## PROBLEM DETAILS
Restate the whole of the material. Keep every word, and drop the pictures.

## DATASET EXTRACT
....................

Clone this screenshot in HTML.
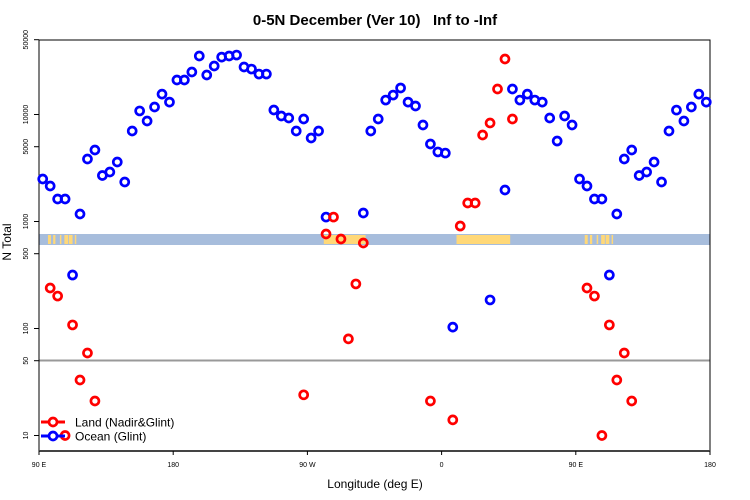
<!DOCTYPE html>
<html><head><meta charset="utf-8"><style>
body{margin:0;background:#fff;}
svg{display:block;font-family:"Liberation Sans",sans-serif;}
</style></head><body>
<svg id="chart" width="750" height="500" viewBox="0 0 750 500">
<text x="375" y="25" text-anchor="middle" font-size="15" font-weight="bold" style="white-space:pre">0-5N December (Ver 10)&#160;&#160; Inf to -Inf</text>
<g id="band"></g>
<line x1="39" y1="360.5" x2="710" y2="360.5" stroke="#999" stroke-width="2"/>
<rect x="39" y="40" width="671" height="411" fill="none" stroke="#000" stroke-width="1"/>
<line x1="39" y1="451" x2="710" y2="451" stroke="#444" stroke-width="2"/>
<g id="yaxis"></g>
<g id="xaxis"></g>
<text x="375" y="488" text-anchor="middle" font-size="12">Longitude (deg E)</text>
<text transform="translate(11,242) rotate(-90)" text-anchor="middle" font-size="12">N Total</text>
<g id="marks"></g>
<g>
<g>
<line x1="41" y1="422" x2="65" y2="422" stroke="#f00" stroke-width="3"/>
<circle cx="53" cy="422" r="4" fill="#fff" stroke="#f00" stroke-width="2.7"/>
<text x="75" y="426.5" font-size="12">Land (Nadir&amp;Glint)</text></g>
<g>
<line x1="41" y1="436" x2="65" y2="436" stroke="#00f" stroke-width="3"/>
<circle cx="53" cy="436" r="4" fill="#fff" stroke="#00f" stroke-width="2.7"/>
<text x="75" y="440.5" font-size="12">Ocean (Glint)</text></g>
</g>
</svg>
<script>
// bin index k: bin center longitude = 90 + 2.5 + 5k degrees (east, unwrapped)
const oceanBins = [0,1,2,3,4,5,6,7,8,9,10,11,12,13,14,15,16,17,18,19,20,21,22,23,24,25,26,27,28,29,30,31,32,33,34,35,36,37,38,43,44,45,46,47,48,49,50,51,52,53,54,55,60,62,63,64,65,66,67,68,69,70,71,72,73,74,75,76,77,78,79,80,81,82,83,84,85,86,87,88,89];
const oceanValues = [2495,2147,1623,1623,316,1175,3837,4660,2690,2900,3600,2340,7010,10800,8690,11750,15500,13060,21000,21000,24950,35200,23400,28400,34400,35200,35950,27800,26600,23880,23880,11020,9680,9270,7010,9080,6030,7010,1100,1200,7010,9080,13650,15200,17700,13060,12000,7980,5300,4470,4360,103,185,1970,17300,13650,15500,13650,13060,9270,5650,9680,7980,2495,2147,1623,1623,316,1175,3837,4660,2690,2900,3600,2340,7010,11000,8690,11750,15500,13060];
const landBins = [1,2,3,4,5,6,7,35,38,39,40,41,42,43,52,55,56,57,58,59,60,61,62,63,73,74,75,76,77,78,79];
const landValues = [239,201,10,108,33,59,21,24,764,1100,686,80,261,630,21,14,907,1489,1489,6430,8330,17300,33000,9080,239,201,10,108,33,59,21];
const yTicks = [10,50,100,500,1000,5000,10000,50000];
const xTickLon = [90,180,270,360,450,540];
const xTickLabels = ["90 E","180","90 W","0","90 E","180"];
// land segments of the band, in unwrapped longitude degrees
const landStart = [96,99.5,104,107,110,114,281,370,456,459.5,464,467,470,474];
const landEnd = [98,101,105,109.5,112.5,115,309,406,458,461,465,469.5,472.5,475];

const NS='http://www.w3.org/2000/svg';
function xScale(lon){return 39+(lon-90)*671/450;}
function yScale(v){return 435.5-(Math.log10(v)-1)*107;}
function binLon(k){return 92.5+5*k;}
function mk(t,a,p){const e=document.createElementNS(NS,t);for(const k in a)e.setAttribute(k,a[k]);p.appendChild(e);return e;}

const band=document.getElementById('band');
const bg=mk('rect',{x:39,y:234,width:671,height:11,fill:'#a7bddc'},band);


for(let i=0;i<landStart.length;i++){
  const r=mk('rect',{x:xScale(landStart[i]),y:235,width:xScale(landEnd[i])-xScale(landStart[i]),height:9,fill:'#ffd878'},band);
  
  
}

const ya=document.getElementById('yaxis');
yTicks.forEach(v=>{
  const y=yScale(v);
  const t=mk('line',{x1:34,y1:y,x2:39,y2:y,stroke:'#000'},ya);
  
  
  const l=mk('text',{transform:`translate(28,${y}) rotate(-90)`,'text-anchor':'middle','font-size':7},ya);
  l.textContent=v;
  
  
});
const xa=document.getElementById('xaxis');
xTickLon.forEach((lon,i)=>{
  const x=xScale(lon);
  const t=mk('line',{x1:x,y1:451,x2:x,y2:455,stroke:'#000'},xa);
  
  
  const l=mk('text',{x:x,y:467,'text-anchor':'middle','font-size':7},xa);
  l.textContent=xTickLabels[i];
  
  
});

const marks=document.getElementById('marks');
oceanBins.forEach((k,i)=>{
  const c=mk('circle',{cx:xScale(binLon(k)),cy:yScale(oceanValues[i]),r:4,fill:'none',stroke:'#00f','stroke-width':2.7},marks);
  
  
});
landBins.forEach((k,i)=>{
  const c=mk('circle',{cx:xScale(binLon(k)),cy:yScale(landValues[i]),r:4,fill:'none',stroke:'#f00','stroke-width':2.7},marks);
  
  
});
</script>
</body></html>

....................

## IN RESPONSE
Clone this screenshot in HTML.
<!DOCTYPE html>
<html><head><meta charset="utf-8"><style>
body{margin:0;background:#fff;}
svg{display:block;font-family:"Liberation Sans",sans-serif;}
</style></head><body>
<svg id="chart" width="750" height="500" viewBox="0 0 750 500">
<text x="375" y="25" text-anchor="middle" font-size="15" font-weight="bold" style="white-space:pre">0-5N December (Ver 10)&#160;&#160; Inf to -Inf</text>
<g id="band"></g>
<line x1="39" y1="360.5" x2="710" y2="360.5" stroke="#999" stroke-width="2"/>
<rect x="39" y="40" width="671" height="411" fill="none" stroke="#000" stroke-width="1"/>
<line x1="39" y1="451" x2="710" y2="451" stroke="#444" stroke-width="2"/>
<g id="yaxis"></g>
<g id="xaxis"></g>
<text x="375" y="488" text-anchor="middle" font-size="12">Longitude (deg E)</text>
<text transform="translate(11,242) rotate(-90)" text-anchor="middle" font-size="12">N Total</text>
<g id="marks"></g>
<g>
<g>
<line x1="41" y1="422" x2="65" y2="422" stroke="#f00" stroke-width="3"/>
<circle cx="53" cy="422" r="4" fill="#fff" stroke="#f00" stroke-width="2.7"/>
<text x="75" y="426.5" font-size="12">Land (Nadir&amp;Glint)</text></g>
<g>
<line x1="41" y1="436" x2="65" y2="436" stroke="#00f" stroke-width="3"/>
<circle cx="53" cy="436" r="4" fill="#fff" stroke="#00f" stroke-width="2.7"/>
<text x="75" y="440.5" font-size="12">Ocean (Glint)</text></g>
</g>
</svg>
<script>
// bin index k: bin center longitude = 90 + 2.5 + 5k degrees (east, unwrapped)
const oceanBins = [0,1,2,3,4,5,6,7,8,9,10,11,12,13,14,15,16,17,18,19,20,21,22,23,24,25,26,27,28,29,30,31,32,33,34,35,36,37,38,43,44,45,46,47,48,49,50,51,52,53,54,55,60,62,63,64,65,66,67,68,69,70,71,72,73,74,75,76,77,78,79,80,81,82,83,84,85,86,87,88,89];
const oceanValues = [2495,2147,1623,1623,316,1175,3837,4660,2690,2900,3600,2340,7010,10800,8690,11750,15500,13060,21000,21000,24950,35200,23400,28400,34400,35200,35950,27800,26600,23880,23880,11020,9680,9270,7010,9080,6030,7010,1100,1200,7010,9080,13650,15200,17700,13060,12000,7980,5300,4470,4360,103,185,1970,17300,13650,15500,13650,13060,9270,5650,9680,7980,2495,2147,1623,1623,316,1175,3837,4660,2690,2900,3600,2340,7010,11000,8690,11750,15500,13060];
const landBins = [1,2,3,4,5,6,7,35,38,39,40,41,42,43,52,55,56,57,58,59,60,61,62,63,73,74,75,76,77,78,79];
const landValues = [239,201,10,108,33,59,21,24,764,1100,686,80,261,630,21,14,907,1489,1489,6430,8330,17300,33000,9080,239,201,10,108,33,59,21];
const yTicks = [10,50,100,500,1000,5000,10000,50000];
const xTickLon = [90,180,270,360,450,540];
const xTickLabels = ["90 E","180","90 W","0","90 E","180"];
// land segments of the band, in unwrapped longitude degrees
const landStart = [96,99.5,104,107,110,114,281,370,456,459.5,464,467,470,474];
const landEnd = [98,101,105,109.5,112.5,115,309,406,458,461,465,469.5,472.5,475];

const NS='http://www.w3.org/2000/svg';
function xScale(lon){return 39+(lon-90)*671/450;}
function yScale(v){return 435.5-(Math.log10(v)-1)*107;}
function binLon(k){return 92.5+5*k;}
function mk(t,a,p){const e=document.createElementNS(NS,t);for(const k in a)e.setAttribute(k,a[k]);p.appendChild(e);return e;}

const band=document.getElementById('band');
const bg=mk('rect',{x:39,y:234,width:671,height:11,fill:'#a7bddc'},band);


for(let i=0;i<landStart.length;i++){
  const r=mk('rect',{x:xScale(landStart[i]),y:235,width:xScale(landEnd[i])-xScale(landStart[i]),height:9,fill:'#ffd878'},band);
  
  
}

const ya=document.getElementById('yaxis');
yTicks.forEach(v=>{
  const y=yScale(v);
  const t=mk('line',{x1:34,y1:y,x2:39,y2:y,stroke:'#000'},ya);
  
  
  const l=mk('text',{transform:`translate(28,${y}) rotate(-90)`,'text-anchor':'middle','font-size':7},ya);
  l.textContent=v;
  
  
});
const xa=document.getElementById('xaxis');
xTickLon.forEach((lon,i)=>{
  const x=xScale(lon);
  const t=mk('line',{x1:x,y1:451,x2:x,y2:455,stroke:'#000'},xa);
  
  
  const l=mk('text',{x:x,y:467,'text-anchor':'middle','font-size':7},xa);
  l.textContent=xTickLabels[i];
  
  
});

const marks=document.getElementById('marks');
oceanBins.forEach((k,i)=>{
  const c=mk('circle',{cx:xScale(binLon(k)),cy:yScale(oceanValues[i]),r:4,fill:'none',stroke:'#00f','stroke-width':2.7},marks);
  
  
});
landBins.forEach((k,i)=>{
  const c=mk('circle',{cx:xScale(binLon(k)),cy:yScale(landValues[i]),r:4,fill:'none',stroke:'#f00','stroke-width':2.7},marks);
  
  
});
</script>
</body></html>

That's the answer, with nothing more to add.